Unified Analytics overview

You can take advantage of SQL engine enhancements in the Cloudera Data Platform (CDP) by using Unified Analytics. Unified Analytics includes semantics commonality, backward compatibility, and optimizations.

This release of Unified Analytics is the first product of a long-term vision that brings SQL equivalency without syntax changes to CDW SQL engines. Unified Analytics is available in the following CDP environments:
  • AWS
  • Azure
Unified Analytics SQL engines support SQL:2016 syntax and semantics, including the following key operations:
  • Automatic query rewrites to use materialized views
  • Command-line materialized view recommender
  • DataSketches functions and rewrites
  • Ranger column masking and row filtering
  • Query results cache
  • SQL set operations and grouping sets
  • Atlas integration
  • Extensive subquery support
  • Advanced join reordering with bushy plans generation
  • Integrity constraints-based rewritings
  • User defined functions (UDFs) in Hive
  • Other extensions to query optimization, such as column pruning, sort/limit merge and pushdown

Unified Analytics also brings significant optimization equivalency to the SQL engines, unifying common techniques such as subquery processing, join ordering and materialized views.

Lexical conventions

The default behavior for SQL queries in Unified Analytics is to use single quotation marks for the literals.

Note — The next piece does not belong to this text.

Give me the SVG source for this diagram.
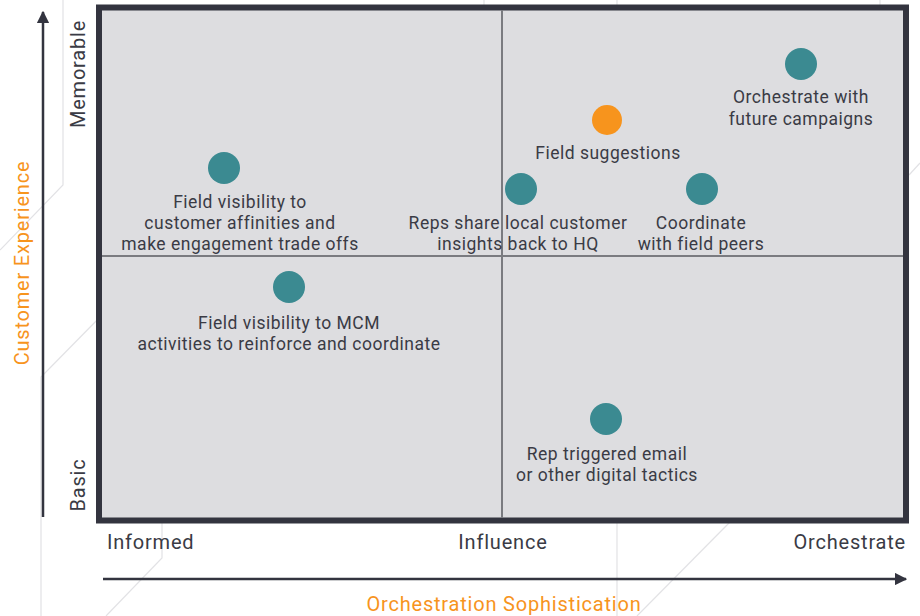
<svg xmlns="http://www.w3.org/2000/svg" width="920" height="616" viewBox="0 0 920 616">
<defs>
<style>
.bg{stroke:#e2e2e5;stroke-width:1.2;fill:none}
.lbl{font-family:Roboto,"Liberation Sans",sans-serif;font-size:17.5px;letter-spacing:0.5px;fill:#3a3b45;text-anchor:middle}
.ax{font-family:Roboto,"Liberation Sans",sans-serif;font-size:20px;letter-spacing:0.8px;fill:#3a3b45}
.or{font-family:Roboto,"Liberation Sans",sans-serif;font-size:20px;letter-spacing:0.8px;fill:#f7941d;text-anchor:middle}
.dot{fill:#3b8a91}
.axis{stroke:#33343f;stroke-width:2.5;fill:none}
</style>
<marker id="ah" viewBox="0 0 10 10" refX="9" refY="5" markerWidth="5" markerHeight="5" orient="auto-start-reverse">
<path d="M0,0 L10,5 L0,10 z" fill="#33343f"/>
</marker>
</defs>
<rect width="920" height="616" fill="#ffffff"/>
<g id="background">
<polyline class="bg" points="63,0 63,185 0,250"/>
<polyline class="bg" points="102,315 41,377 41,616"/>
<polyline class="bg" points="162,522 162,558 106,616"/>
<line class="bg" x1="484" y1="0" x2="484" y2="5"/>
<line class="bg" x1="617" y1="0" x2="617" y2="5"/>
<line class="bg" x1="880" y1="0" x2="880" y2="5"/>
<line class="bg" x1="617" y1="522" x2="617" y2="616"/>
<line class="bg" x1="730" y1="522" x2="637" y2="616"/>
<line class="bg" x1="909" y1="175" x2="920" y2="163"/>
</g>
<g id="frame">
<rect x="99" y="7.5" width="807" height="513" fill="#dddde0" stroke="#33343f" stroke-width="6"/>
<line x1="502" y1="10" x2="502" y2="518" stroke="#7a7b80" stroke-width="2"/>
<line x1="102" y1="256" x2="903" y2="256" stroke="#7a7b80" stroke-width="2"/>
</g>
<g id="connectors">
<line class="axis" x1="43" y1="517" x2="43" y2="12" marker-end="url(#ah)"/>
<line class="axis" x1="103" y1="579" x2="906" y2="579" marker-end="url(#ah)"/>
</g>
<g id="axis-labels">
<text class="ax" transform="translate(85,74) rotate(-90)" text-anchor="middle">Memorable</text>
<text class="ax" transform="translate(85,485) rotate(-90)" text-anchor="middle">Basic</text>
<text class="or" transform="translate(29,263) rotate(-90)">Customer Experience</text>
<text class="ax" x="107" y="549">Informed</text>
<text class="ax" x="503" y="549" text-anchor="middle">Influence</text>
<text class="ax" x="906" y="549" text-anchor="end">Orchestrate</text>
<text class="or" x="504" y="611">Orchestration Sophistication</text>
</g>
<g id="node-affinities">
<circle class="dot" cx="224" cy="168" r="16"/>
<text class="lbl" x="240" y="208">Field visibility to</text>
<text class="lbl" x="240" y="229">customer affinities and</text>
<text class="lbl" x="240" y="250">make engagement trade offs</text>
</g>
<g id="node-mcm">
<circle class="dot" cx="289" cy="287" r="16"/>
<text class="lbl" x="289" y="329">Field visibility to MCM</text>
<text class="lbl" x="289" y="350">activities to reinforce and coordinate</text>
</g>
<g id="node-suggestions">
<circle cx="607" cy="120" r="15" fill="#f7941d"/>
<text class="lbl" x="608" y="159">Field suggestions</text>
</g>
<g id="node-reps">
<circle class="dot" cx="521" cy="189" r="16"/>
<text class="lbl" x="518" y="229">Reps share local customer</text>
<text class="lbl" x="518" y="250">insights back to HQ</text>
</g>
<g id="node-coordinate">
<circle class="dot" cx="702" cy="189" r="16"/>
<text class="lbl" x="701" y="229">Coordinate</text>
<text class="lbl" x="701" y="250">with field peers</text>
</g>
<g id="node-orchestrate">
<circle class="dot" cx="801" cy="64" r="16"/>
<text class="lbl" x="801" y="103">Orchestrate with</text>
<text class="lbl" x="801" y="125">future campaigns</text>
</g>
<g id="node-email">
<circle class="dot" cx="606" cy="419" r="16"/>
<text class="lbl" x="607" y="460">Rep triggered email</text>
<text class="lbl" x="607" y="481">or other digital tactics</text>
</g>
</svg>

The ANSI SQL standard is to use single quotation marks for string literals. If a single quotation mark or special character appears within that string literal, it needs to be escaped. For example:
INSERT INTO MOVIES_INFO VALUES
(1,cast('Toy Story (1995)' as varchar(50)), 'Animation|Children\'s|Comedy'),
...
You can change the SQL behavior. In your Virtual Warehouse, click Edit > Configurations > HiveServer2, and add the hive.support.quoted.identifiers property. Set this property to one of the following values:
  • none

    Quotation of identifiers and special characters in identifiers are not allowed, but regular expressions in backticks are supported for column names.

  • column

    Use the backtick character to enclose identifiers having special characters. `col1`. Use single quotation marks to enclose string literals, for example: 'value'. Double quotation marks are also accepted, but not recommended.

  • standard (default)

    SQL standard way to enclose identifiers. Use double quotation marks to enclose identifiers having special characters "col1" and single quotation marks for string literals, for example 'value'.

Limitations

  • Unified Analytics does not support left/right ANTI JOIN syntax.
  • Unified Analytics does not support complex types - ARRAY, STRUCT, MAP.